Riding the ball in towards goal a Sounders FC player is hacked down. The whistle blows. Play stops. A stadium stands in anticipation. One tiny arc drawn, 10 strides and a larger arc is drawn. A wall is built. Discussions over patterns and plans occur. An opposing keeper adjusts the wall slips a little one way or the other, cheating.
A Rave Green magician steps to the ball and blasts a strike over the wall that dips down into the upper near post corner. It’s a goal that that puts Seattle Sounders FC up 2-nil on the match and punishes the opponent for fouls in dangerous areas.
Several matches and lineup iterations later Seattle is looking for consistency not just in the starting XI, but also with who is their primary threat to score direct kicks and assist on the indirect kicks. Each lineup carries a priority list of who takes the kick. Based on distance, wall and classification (direct/indirect) a different player may be called upon to create magic from the dead ball.
“It’s something that you have to earn. After practices we do free kicks and try to perfect that craft,” Servando Carrasco said. “When I’m the guy up there to take it I only have one thing in mind – put it in the back of the net. When I’m playing with a guy like Mauro Rosales, who hits a tremendous free kick, you kind of give him the benefit of the doubt. If he doesn’t feel like taking it I’m the second guy up there.”
From a finesse ball up and over, a curve around or a blast right through it comes down to knowing the opponent and merging that with the skills of the player. The most recent match against San Jose had a wall and distance where a plunging shot was the right one. A slight mis-hit had that ball into the wall.
“We keep talking about inconsistency. Obviously Mauro serves the ball quite well. We’ve had Neagle serve the ball, Caskey serve the ball when he plays,” Coach Sigi Schmid spoke about the indirect kicks in 2013. “The key to successful free kicks is service. We haven’t gotten as many goals, haven’t been as dangerous as last year. We need to be more consistent.”
A new man has entered. When the left-footed service of Mario Martinez left the club as his loan ended the team lost their most frequent dead ball specialist despite his limited minutes. The recent insertion of Marc Burch into the lineup gives the squad a left-footed option again.

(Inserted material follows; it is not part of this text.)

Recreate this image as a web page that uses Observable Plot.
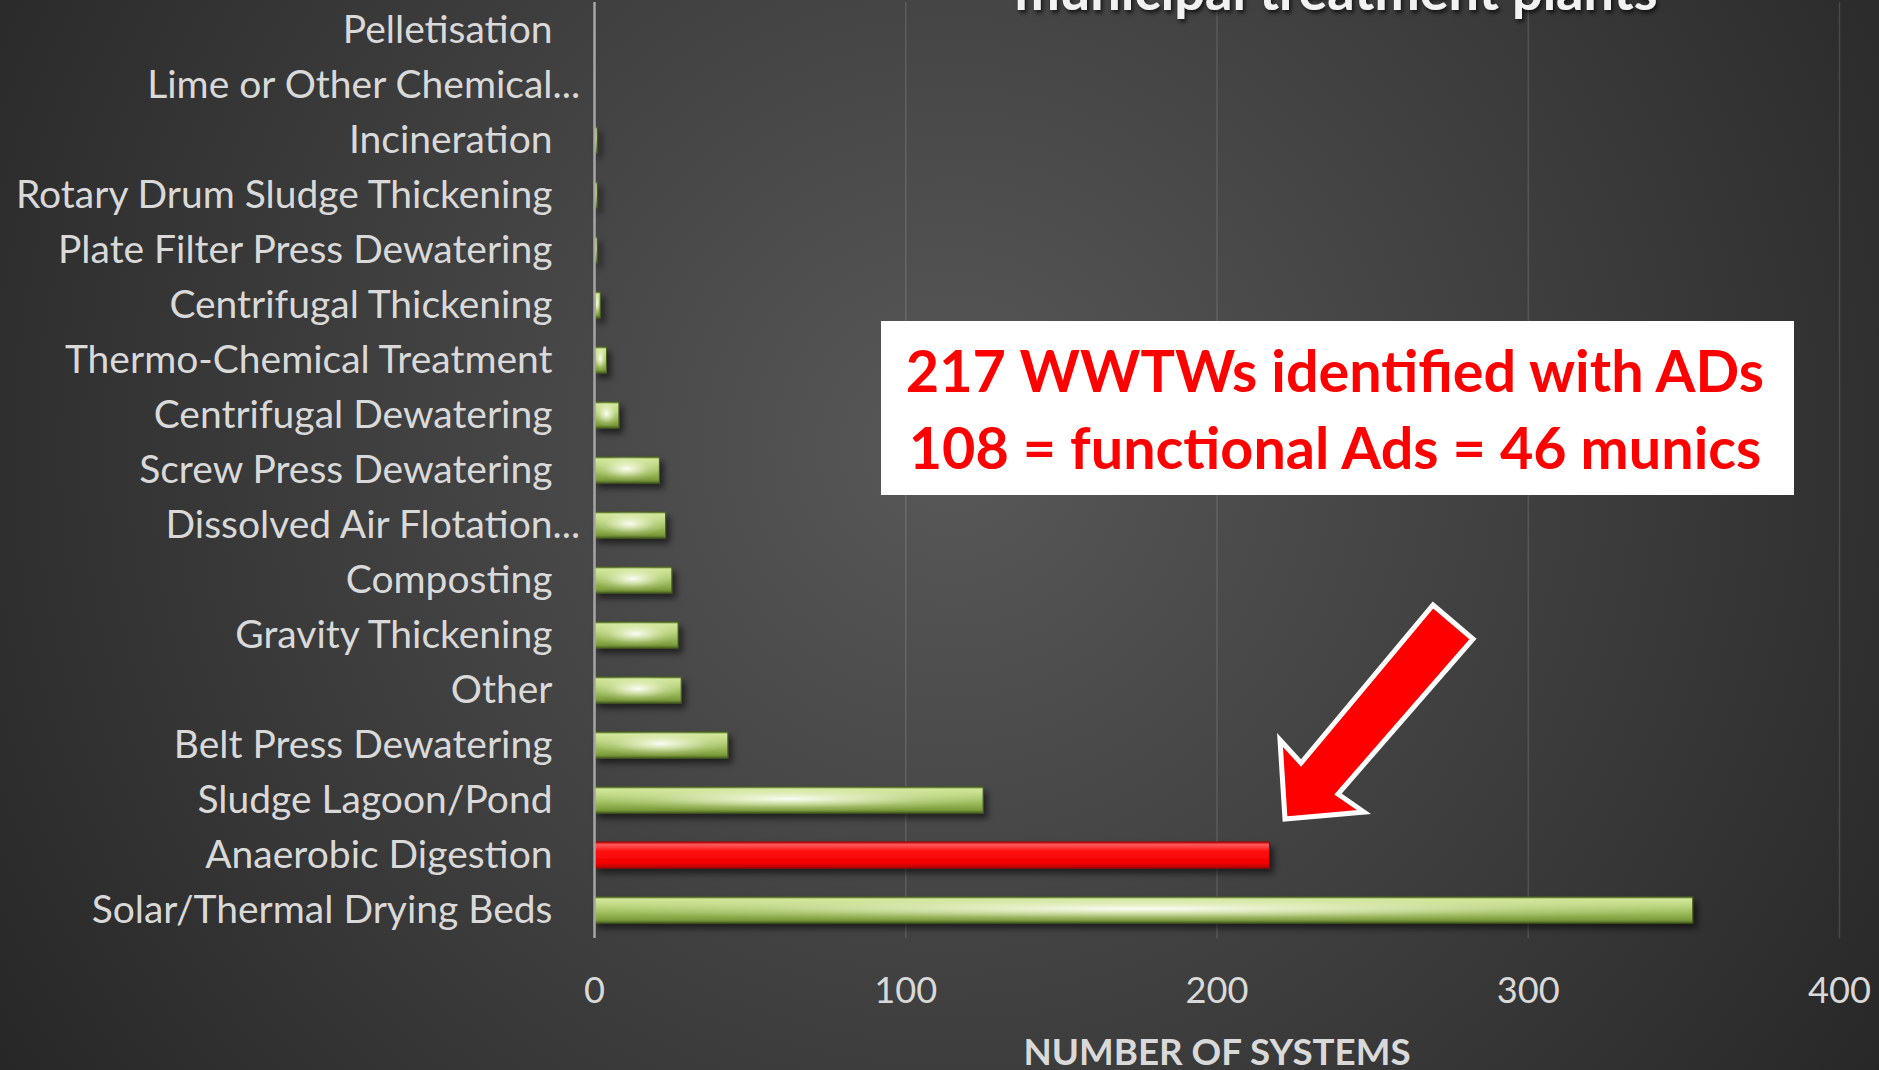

Burch offers an inswinger on corners and indirect kicks from the right side. That allows the targeted player to redirect the ball into the net and amplify the power rather than provide the speed themselves.
Sounders FC enters the weekend as the third-worst team when it comes to scoring off of set pieces (per Opta definitions and WhoScored.com). Their opponent, though no longer with classic target Conor Casey, are fourth in the league as a percentage of goals from dead balls (30-percent).
With only 10-percent of Seattle’s goals coming from set plays they are waiting for a magician again. There is an opportunity for wizardry. The club has had it in the past, but now, when goals are too infrequent and fouls in the attacking third too common, games can be changed by a single moment with one man, a ball and a defense forced by the Laws of the Game to be 10 yards away.
A whistle. A pause. A single brilliant moment and an explosion of noise.